After implementation of the HCP, providers generally adhered to the new guidelines as shown by the significant increase in LRC assignment on the phototherapy nomogram in the post-intervention group, for all ABOi newborns and for ABOi DAT negative newborns (Tables 1 and 2, respectively). With the increased LRC assignment among ABOi DAT negative newborns, there was a decreased rate of phototherapy after the intervention that did not reach significance (Fig. 2). There were reassuringly no changes in length of stay and re-admission rates for phototherapy among DAT negative newborns after the intervention (Supplementary Table 2). This supports prior findings that ABOi DAT negative newborns are likely at a low risk of HDN due to isoimmune hemolytic disease [16, 21]. Moreover, although risk curve assignment depends on gestational age (e.g., newborns with gestational age <38 weeks and no risk factors are placed on the MRC), there were no significant changes between the pre- and post-intervention groups among DAT negative newborns in regards to gestational age.

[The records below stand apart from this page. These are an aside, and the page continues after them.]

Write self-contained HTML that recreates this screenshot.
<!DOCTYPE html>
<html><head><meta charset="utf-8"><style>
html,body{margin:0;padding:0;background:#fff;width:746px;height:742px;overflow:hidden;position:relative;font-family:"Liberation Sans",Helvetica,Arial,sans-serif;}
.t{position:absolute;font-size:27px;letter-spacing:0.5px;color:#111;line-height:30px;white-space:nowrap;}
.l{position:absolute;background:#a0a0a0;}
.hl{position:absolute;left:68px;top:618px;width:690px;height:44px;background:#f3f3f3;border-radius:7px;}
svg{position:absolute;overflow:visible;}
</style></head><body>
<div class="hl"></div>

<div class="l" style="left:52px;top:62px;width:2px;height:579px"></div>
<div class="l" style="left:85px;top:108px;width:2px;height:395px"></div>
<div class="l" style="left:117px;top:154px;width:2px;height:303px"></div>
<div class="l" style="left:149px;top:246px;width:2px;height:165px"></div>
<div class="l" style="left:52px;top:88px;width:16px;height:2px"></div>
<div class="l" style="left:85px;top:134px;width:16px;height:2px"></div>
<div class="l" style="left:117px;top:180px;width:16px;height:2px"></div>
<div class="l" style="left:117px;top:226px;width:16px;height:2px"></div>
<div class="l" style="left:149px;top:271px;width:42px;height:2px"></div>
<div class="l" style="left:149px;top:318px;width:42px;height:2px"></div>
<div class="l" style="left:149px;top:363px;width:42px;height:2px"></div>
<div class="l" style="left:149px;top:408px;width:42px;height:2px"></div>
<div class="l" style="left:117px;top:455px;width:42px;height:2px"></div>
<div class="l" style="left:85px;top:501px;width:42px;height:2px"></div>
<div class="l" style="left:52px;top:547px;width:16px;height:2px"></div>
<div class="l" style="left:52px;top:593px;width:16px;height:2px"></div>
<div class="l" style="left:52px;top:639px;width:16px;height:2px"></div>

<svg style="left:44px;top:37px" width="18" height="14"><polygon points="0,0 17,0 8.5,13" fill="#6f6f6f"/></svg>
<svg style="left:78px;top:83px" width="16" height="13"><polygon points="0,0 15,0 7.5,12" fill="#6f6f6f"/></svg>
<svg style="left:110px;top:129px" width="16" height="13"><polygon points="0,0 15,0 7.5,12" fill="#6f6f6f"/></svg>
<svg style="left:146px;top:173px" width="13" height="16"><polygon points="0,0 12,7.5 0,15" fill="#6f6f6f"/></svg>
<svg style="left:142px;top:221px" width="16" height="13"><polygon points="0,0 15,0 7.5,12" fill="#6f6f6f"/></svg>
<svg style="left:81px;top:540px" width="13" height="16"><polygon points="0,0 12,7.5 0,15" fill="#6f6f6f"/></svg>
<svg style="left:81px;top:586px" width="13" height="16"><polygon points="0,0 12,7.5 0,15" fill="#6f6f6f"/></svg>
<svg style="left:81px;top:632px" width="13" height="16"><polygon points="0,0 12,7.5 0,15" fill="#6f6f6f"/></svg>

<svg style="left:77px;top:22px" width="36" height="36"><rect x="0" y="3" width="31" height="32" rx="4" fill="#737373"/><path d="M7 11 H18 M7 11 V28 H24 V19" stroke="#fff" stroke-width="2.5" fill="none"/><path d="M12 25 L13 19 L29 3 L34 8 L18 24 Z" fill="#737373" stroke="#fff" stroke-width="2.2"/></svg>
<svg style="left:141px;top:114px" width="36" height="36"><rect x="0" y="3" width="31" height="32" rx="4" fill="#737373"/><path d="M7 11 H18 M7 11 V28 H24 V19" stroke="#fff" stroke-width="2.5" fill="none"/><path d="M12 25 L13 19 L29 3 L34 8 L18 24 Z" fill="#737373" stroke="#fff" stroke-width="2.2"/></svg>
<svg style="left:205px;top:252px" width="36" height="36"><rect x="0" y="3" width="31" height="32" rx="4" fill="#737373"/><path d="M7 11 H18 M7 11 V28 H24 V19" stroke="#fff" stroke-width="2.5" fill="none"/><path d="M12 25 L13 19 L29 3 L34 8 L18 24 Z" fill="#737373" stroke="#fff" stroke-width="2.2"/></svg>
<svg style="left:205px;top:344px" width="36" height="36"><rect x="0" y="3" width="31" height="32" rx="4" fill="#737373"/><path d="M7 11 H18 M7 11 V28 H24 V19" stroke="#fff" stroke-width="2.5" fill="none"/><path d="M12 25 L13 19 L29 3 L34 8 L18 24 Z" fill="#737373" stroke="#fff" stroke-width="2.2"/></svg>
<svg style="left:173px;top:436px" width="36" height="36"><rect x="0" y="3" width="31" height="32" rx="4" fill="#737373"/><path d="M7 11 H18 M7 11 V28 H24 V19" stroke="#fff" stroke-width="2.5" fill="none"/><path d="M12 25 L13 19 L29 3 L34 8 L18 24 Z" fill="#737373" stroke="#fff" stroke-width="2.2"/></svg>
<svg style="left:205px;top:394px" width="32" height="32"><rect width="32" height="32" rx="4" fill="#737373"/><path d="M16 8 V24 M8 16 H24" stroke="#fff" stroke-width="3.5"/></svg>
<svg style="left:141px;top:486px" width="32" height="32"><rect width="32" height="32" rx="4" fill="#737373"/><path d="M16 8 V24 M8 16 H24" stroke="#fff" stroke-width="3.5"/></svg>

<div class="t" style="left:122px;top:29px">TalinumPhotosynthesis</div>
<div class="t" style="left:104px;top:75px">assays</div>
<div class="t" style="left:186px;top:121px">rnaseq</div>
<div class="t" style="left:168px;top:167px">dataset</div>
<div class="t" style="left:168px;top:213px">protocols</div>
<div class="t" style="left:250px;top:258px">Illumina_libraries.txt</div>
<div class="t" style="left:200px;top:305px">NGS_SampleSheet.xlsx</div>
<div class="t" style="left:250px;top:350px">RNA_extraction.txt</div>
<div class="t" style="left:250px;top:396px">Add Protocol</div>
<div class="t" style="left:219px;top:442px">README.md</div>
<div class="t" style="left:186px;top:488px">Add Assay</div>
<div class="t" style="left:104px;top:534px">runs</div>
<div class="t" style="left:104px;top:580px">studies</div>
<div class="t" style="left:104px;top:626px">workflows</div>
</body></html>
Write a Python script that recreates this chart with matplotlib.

While our overall rates of phototherapy among ABOi DAT negative newborns were higher than baseline rates of phototherapy in all newborns at our hospital (~4% and 5.8% during our pre- and post-intervention period, respectively), there was no increased incidence of adverse outcomes among our patient population after placing these newborns on the LRC. Interestingly, there are highly variable rates of phototherapy among ABOi DAT negative newborns in the literature [22,23,24]. Our phototherapy rates among ABOi DAT negative newborns may be elevated due to subthreshold phototherapy initiation among providers [25], providers not adhering to the HCP, or other causes of hemolysis [16] (e.g., G6PD deficiency, in which testing may be negative during acute hemolytic episode) [26]. For example, in the post-intervention group, there were 6 ABOi DAT negative newborns that were incorrectly placed on the MRC and received phototherapy. Moreover, there were 7 ABOi DAT negative newborns with low risk 12 and 24 h of life bilirubins that received phototherapy. While this would still not account for higher than baseline rates, our study indicates the safety of treating ABOi DAT negative newborns as low risk for hyperbilirubinemia requiring phototherapy without an increase in adverse events.

With the release of the new hyperbilirubinemia guidelines by the AAP in 2022 [10], close attention to neurotoxicity risk factors is crucial. Our study supports the guidance put forth by the AAP in that ABOi DAT negative newborns may be viewed as low risk and managed with routine care. If hemolysis is suspected due to phototherapy initiation within the first 24 h of life or rapid rate of increase of bilirubin, only then should the patient be treated as having hemolytic disease and considered higher risk. Providers should then undertake further work up.

There are several limitations to our study. Our study is a single-center cohort study, which limits generalizability. We also excluded newborns that were initially admitted to the NICU for reasons other than hyperbilirubinemia, including <36 weeks gestational age. These newborns may have needed phototherapy during their hospitalization and would not be captured. While a decrease in phototherapy was observed among pre- and post-intervention ABOi DAT negative newborns, our study may have been underpowered to detect a statistically significant difference. Lastly, the time period when this study took place was during the COVID-19 pandemic, which may have impacted factors not accounted for in our analyses.

Our study shows that newborns with ABOi and a negative DAT can be safely viewed as low risk without any subsequent increase in rates of phototherapy, re-admission rates, or lengths of stay. Our findings support the new AAP guidelines recently released stating that if DAT is obtained and negative, these patients can be managed with routine care. Larger follow up studies are needed and should address further identification of risk factors contributing to hyperbilirubinemia requiring phototherapy.